**Records to use**
::::::::::
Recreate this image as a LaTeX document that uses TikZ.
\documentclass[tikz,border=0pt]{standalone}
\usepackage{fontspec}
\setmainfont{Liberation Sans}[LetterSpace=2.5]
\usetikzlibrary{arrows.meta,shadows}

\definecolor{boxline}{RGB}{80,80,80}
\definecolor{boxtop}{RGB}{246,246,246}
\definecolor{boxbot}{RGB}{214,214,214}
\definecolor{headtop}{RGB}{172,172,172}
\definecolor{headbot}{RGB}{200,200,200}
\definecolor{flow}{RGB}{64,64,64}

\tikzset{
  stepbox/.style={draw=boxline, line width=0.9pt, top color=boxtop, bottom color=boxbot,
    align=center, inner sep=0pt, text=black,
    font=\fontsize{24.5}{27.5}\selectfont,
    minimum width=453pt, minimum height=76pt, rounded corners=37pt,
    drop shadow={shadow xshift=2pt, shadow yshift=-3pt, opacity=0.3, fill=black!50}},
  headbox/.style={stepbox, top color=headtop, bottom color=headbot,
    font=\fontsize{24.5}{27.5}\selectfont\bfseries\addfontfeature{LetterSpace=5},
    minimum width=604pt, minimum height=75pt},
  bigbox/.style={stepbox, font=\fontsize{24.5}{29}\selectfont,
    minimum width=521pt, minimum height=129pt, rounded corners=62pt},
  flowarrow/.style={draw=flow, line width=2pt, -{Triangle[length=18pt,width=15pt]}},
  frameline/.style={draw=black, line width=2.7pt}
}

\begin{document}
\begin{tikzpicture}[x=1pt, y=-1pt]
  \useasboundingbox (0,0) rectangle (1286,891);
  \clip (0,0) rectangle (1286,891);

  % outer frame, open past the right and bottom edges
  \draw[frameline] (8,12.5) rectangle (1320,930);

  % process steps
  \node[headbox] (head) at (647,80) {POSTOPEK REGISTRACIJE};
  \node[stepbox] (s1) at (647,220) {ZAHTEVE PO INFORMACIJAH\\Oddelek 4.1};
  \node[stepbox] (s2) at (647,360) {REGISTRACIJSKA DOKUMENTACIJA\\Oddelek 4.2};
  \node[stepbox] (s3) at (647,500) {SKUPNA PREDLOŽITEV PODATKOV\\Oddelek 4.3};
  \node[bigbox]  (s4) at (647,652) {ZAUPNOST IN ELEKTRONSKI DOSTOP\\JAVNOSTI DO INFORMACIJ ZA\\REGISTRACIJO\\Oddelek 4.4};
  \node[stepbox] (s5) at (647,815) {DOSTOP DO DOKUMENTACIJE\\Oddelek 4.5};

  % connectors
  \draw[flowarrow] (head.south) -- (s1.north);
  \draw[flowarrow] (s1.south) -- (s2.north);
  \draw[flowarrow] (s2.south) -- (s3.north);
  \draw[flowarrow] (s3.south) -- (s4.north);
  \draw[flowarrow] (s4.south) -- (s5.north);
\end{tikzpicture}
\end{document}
::::::::::
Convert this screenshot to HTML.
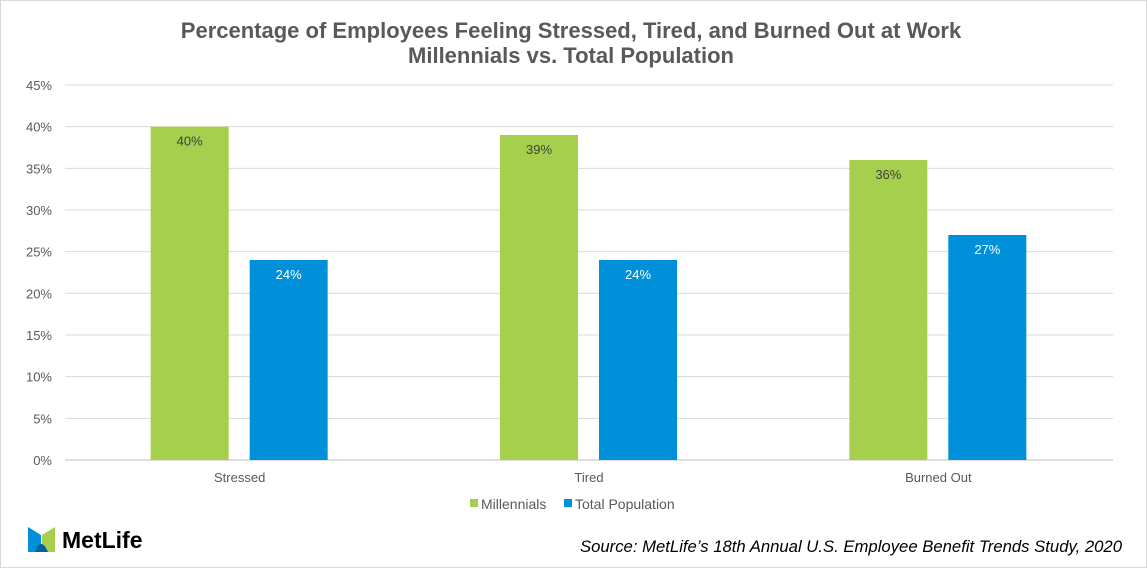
::::::::::
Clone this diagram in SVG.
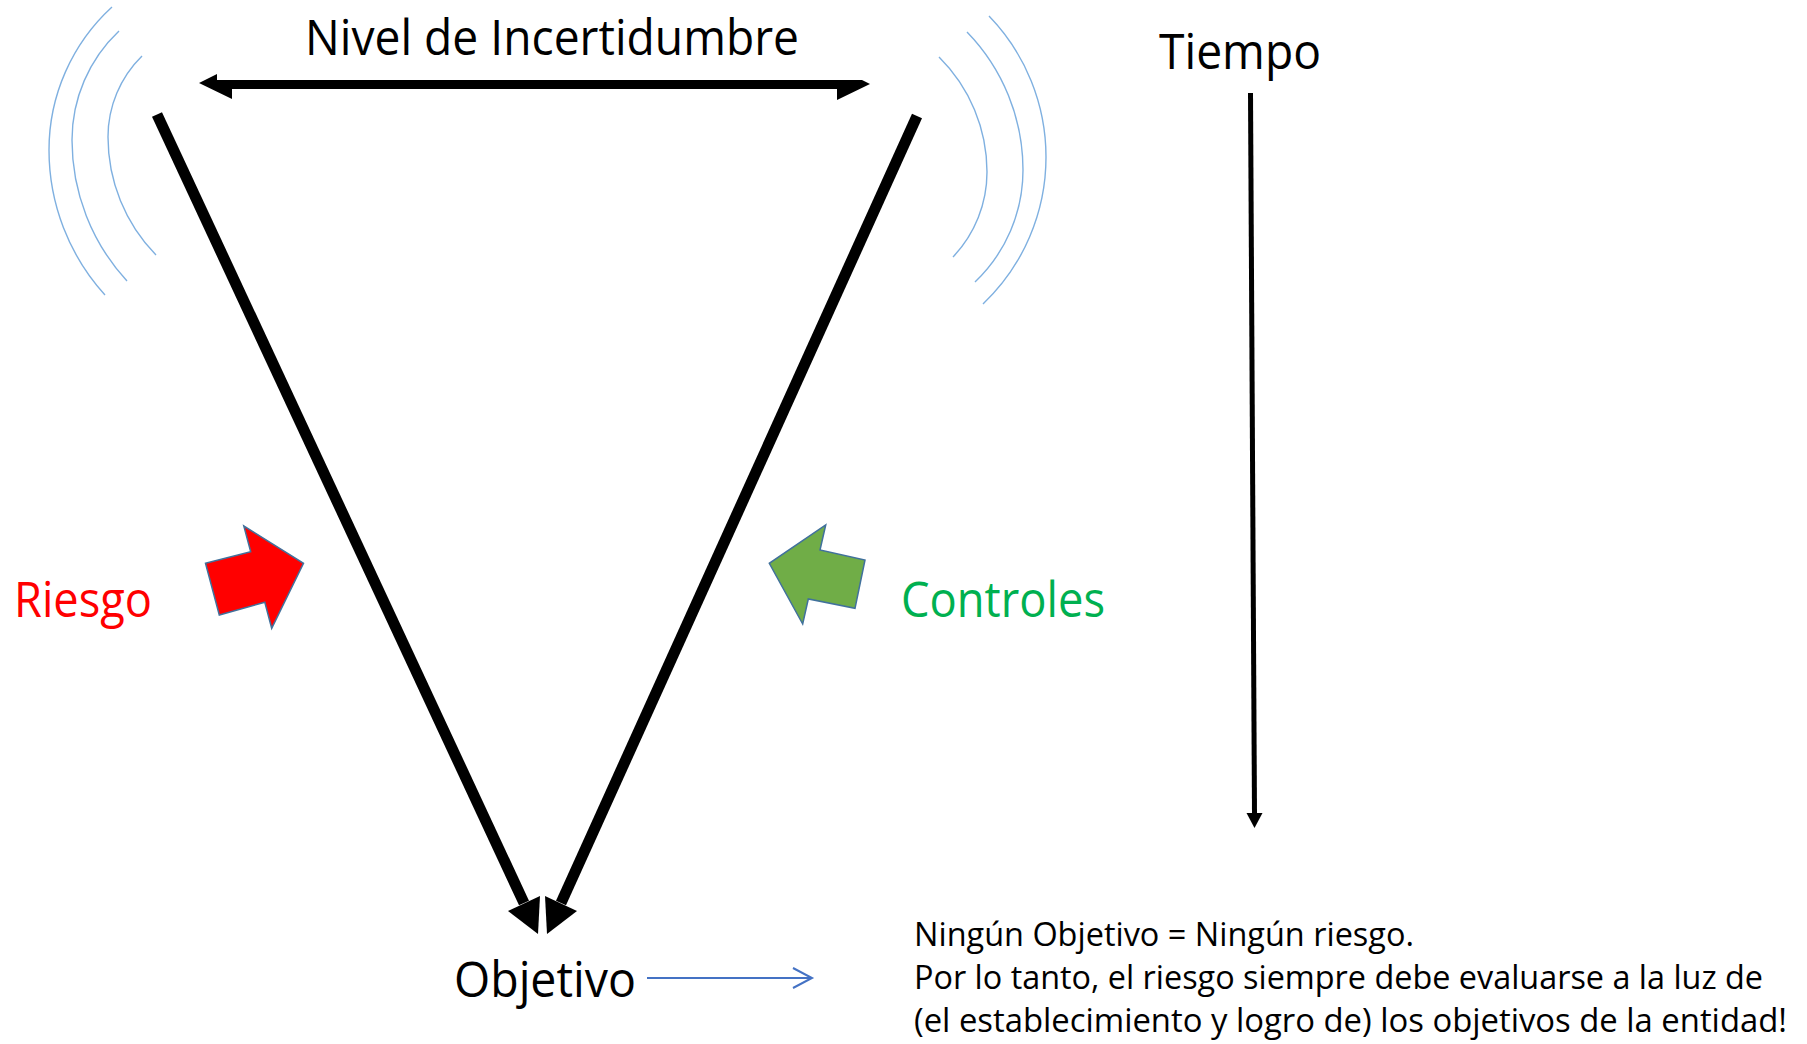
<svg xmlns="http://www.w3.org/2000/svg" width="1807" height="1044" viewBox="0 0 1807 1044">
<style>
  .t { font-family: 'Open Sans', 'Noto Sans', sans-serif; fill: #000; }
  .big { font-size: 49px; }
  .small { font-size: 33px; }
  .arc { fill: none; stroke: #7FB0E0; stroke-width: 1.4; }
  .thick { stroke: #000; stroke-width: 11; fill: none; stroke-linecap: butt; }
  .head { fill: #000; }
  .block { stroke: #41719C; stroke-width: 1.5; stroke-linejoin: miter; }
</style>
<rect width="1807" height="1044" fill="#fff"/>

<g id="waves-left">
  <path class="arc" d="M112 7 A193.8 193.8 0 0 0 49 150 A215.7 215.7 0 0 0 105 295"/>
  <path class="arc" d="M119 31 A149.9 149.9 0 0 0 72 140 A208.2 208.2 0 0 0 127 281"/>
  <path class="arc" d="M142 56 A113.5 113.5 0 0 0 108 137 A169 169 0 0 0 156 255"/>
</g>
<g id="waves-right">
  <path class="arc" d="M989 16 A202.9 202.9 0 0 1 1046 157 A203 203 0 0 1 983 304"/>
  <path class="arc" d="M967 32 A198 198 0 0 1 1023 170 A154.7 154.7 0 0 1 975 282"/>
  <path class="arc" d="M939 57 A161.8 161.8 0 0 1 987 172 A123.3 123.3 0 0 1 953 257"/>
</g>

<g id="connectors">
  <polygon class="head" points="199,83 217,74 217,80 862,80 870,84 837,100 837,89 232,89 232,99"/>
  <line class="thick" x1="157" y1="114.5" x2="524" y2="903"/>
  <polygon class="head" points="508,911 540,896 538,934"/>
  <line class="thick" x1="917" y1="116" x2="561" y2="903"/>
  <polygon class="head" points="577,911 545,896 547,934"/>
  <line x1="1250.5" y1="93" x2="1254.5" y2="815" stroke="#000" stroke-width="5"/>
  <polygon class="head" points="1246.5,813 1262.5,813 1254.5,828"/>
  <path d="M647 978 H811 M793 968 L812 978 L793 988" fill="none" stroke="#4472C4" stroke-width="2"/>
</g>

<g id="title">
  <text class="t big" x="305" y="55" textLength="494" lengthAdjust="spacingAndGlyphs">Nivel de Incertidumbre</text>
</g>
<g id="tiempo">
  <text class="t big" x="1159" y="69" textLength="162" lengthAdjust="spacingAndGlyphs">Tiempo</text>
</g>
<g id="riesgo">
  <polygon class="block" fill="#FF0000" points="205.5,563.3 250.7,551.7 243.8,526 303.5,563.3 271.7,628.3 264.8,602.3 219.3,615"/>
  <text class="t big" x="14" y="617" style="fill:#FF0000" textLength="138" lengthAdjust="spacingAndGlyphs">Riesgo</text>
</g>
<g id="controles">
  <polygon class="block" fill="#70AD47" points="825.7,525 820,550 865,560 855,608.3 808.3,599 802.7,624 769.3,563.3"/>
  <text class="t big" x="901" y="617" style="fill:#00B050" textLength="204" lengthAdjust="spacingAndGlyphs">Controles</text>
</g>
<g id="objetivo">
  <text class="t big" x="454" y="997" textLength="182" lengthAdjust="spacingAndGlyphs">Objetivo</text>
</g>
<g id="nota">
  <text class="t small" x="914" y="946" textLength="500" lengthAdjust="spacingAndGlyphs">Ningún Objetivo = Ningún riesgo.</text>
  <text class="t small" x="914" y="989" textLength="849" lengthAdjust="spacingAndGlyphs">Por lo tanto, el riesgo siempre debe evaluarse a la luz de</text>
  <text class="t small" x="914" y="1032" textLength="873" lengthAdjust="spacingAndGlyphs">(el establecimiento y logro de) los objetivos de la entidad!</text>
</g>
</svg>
::::::::::
**Aim of the task**
Using the entries shown above, reproduce verbatim the lines from the line bearing "Recreate this image" to the line bearing "(s5) at (647,815)", inclusive.

**Response below**
Recreate this image as a LaTeX document that uses TikZ.
\documentclass[tikz,border=0pt]{standalone}
\usepackage{fontspec}
\setmainfont{Liberation Sans}[LetterSpace=2.5]
\usetikzlibrary{arrows.meta,shadows}

\definecolor{boxline}{RGB}{80,80,80}
\definecolor{boxtop}{RGB}{246,246,246}
\definecolor{boxbot}{RGB}{214,214,214}
\definecolor{headtop}{RGB}{172,172,172}
\definecolor{headbot}{RGB}{200,200,200}
\definecolor{flow}{RGB}{64,64,64}

\tikzset{
  stepbox/.style={draw=boxline, line width=0.9pt, top color=boxtop, bottom color=boxbot,
    align=center, inner sep=0pt, text=black,
    font=\fontsize{24.5}{27.5}\selectfont,
    minimum width=453pt, minimum height=76pt, rounded corners=37pt,
    drop shadow={shadow xshift=2pt, shadow yshift=-3pt, opacity=0.3, fill=black!50}},
  headbox/.style={stepbox, top color=headtop, bottom color=headbot,
    font=\fontsize{24.5}{27.5}\selectfont\bfseries\addfontfeature{LetterSpace=5},
    minimum width=604pt, minimum height=75pt},
  bigbox/.style={stepbox, font=\fontsize{24.5}{29}\selectfont,
    minimum width=521pt, minimum height=129pt, rounded corners=62pt},
  flowarrow/.style={draw=flow, line width=2pt, -{Triangle[length=18pt,width=15pt]}},
  frameline/.style={draw=black, line width=2.7pt}
}

\begin{document}
\begin{tikzpicture}[x=1pt, y=-1pt]
  \useasboundingbox (0,0) rectangle (1286,891);
  \clip (0,0) rectangle (1286,891);

  % outer frame, open past the right and bottom edges
  \draw[frameline] (8,12.5) rectangle (1320,930);

  % process steps
  \node[headbox] (head) at (647,80) {POSTOPEK REGISTRACIJE};
  \node[stepbox] (s1) at (647,220) {ZAHTEVE PO INFORMACIJAH\\Oddelek 4.1};
  \node[stepbox] (s2) at (647,360) {REGISTRACIJSKA DOKUMENTACIJA\\Oddelek 4.2};
  \node[stepbox] (s3) at (647,500) {SKUPNA PREDLOŽITEV PODATKOV\\Oddelek 4.3};
  \node[bigbox]  (s4) at (647,652) {ZAUPNOST IN ELEKTRONSKI DOSTOP\\JAVNOSTI DO INFORMACIJ ZA\\REGISTRACIJO\\Oddelek 4.4};
  \node[stepbox] (s5) at (647,815) {DOSTOP DO DOKUMENTACIJE\\Oddelek 4.5};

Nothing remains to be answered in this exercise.